The Life Insurance Corporation of India may have to pay Rs 90,000 crore in defined maturity benefits and survival benefits, up 20% from an approximate Rs 75,000 crore in FY13 “This year earning sufficient returns from investment in equities and bonds has become uncertain because of the gyrations of the market but we have an obligation to pay out the highest-ever benefits to policyholders this fiscal,” said a top LIC official.
Optimistic of matching the good returns on equity investments last year LIC chairman SK Roy said,” It is a big challenge but we are confident.” The state-run insurer’s payout showcases its dominance over the industry a decade after private companies were permitted to set up insurance companies, resulting in the entry of ICICI, Aviva and HDFC into the sector. Despite this, LIC’s settlements will nearly equal the total premium income of the entire private sector for last fiscal.
LIC holds on to its investments for years, a practice that has yielded high returns over the past two decades as the global liquidity tide drove two stock market rallies that helped lift Indian stocks. “From the investment point of view, the perspective will be 15-year plus,” says Roy. “What happens in two or six months is a not a significant impacting event. We are very bullish on the economy, and we are certain this will turn out to be a very good India story. If the markets are rising, we will like to book profits wherever possible.”

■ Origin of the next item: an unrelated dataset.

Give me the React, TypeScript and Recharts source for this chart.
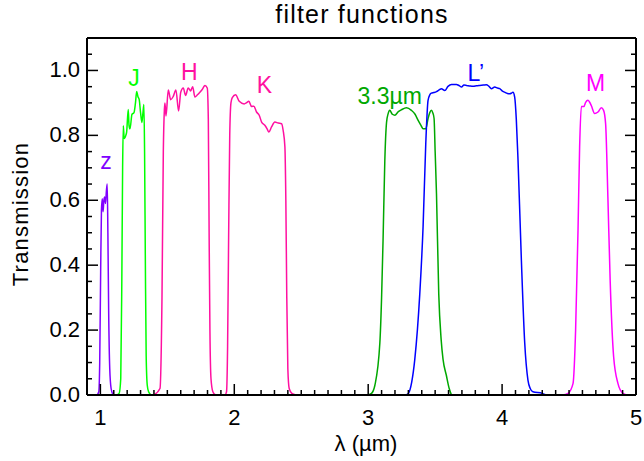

Although investing in state-run companies have yielded high returns in the past, it may not be the case in future given intensifying competition and governmental interference. For example, in MTNL – the loss-making telecom company that was once a blue chip – Life Insurance Corporation (LIC) owns 19%. But Roy says LIC will continue playing a long-term game.
In 2012-13, LIC had paid maturity benefits of around Rs 75,000 crore. In 2011-12, LIC had paid maturity claims of Rs 63,348 crore while the figure was Rs 49,548 crore in 2010-11. In both these years, its investment income was superior.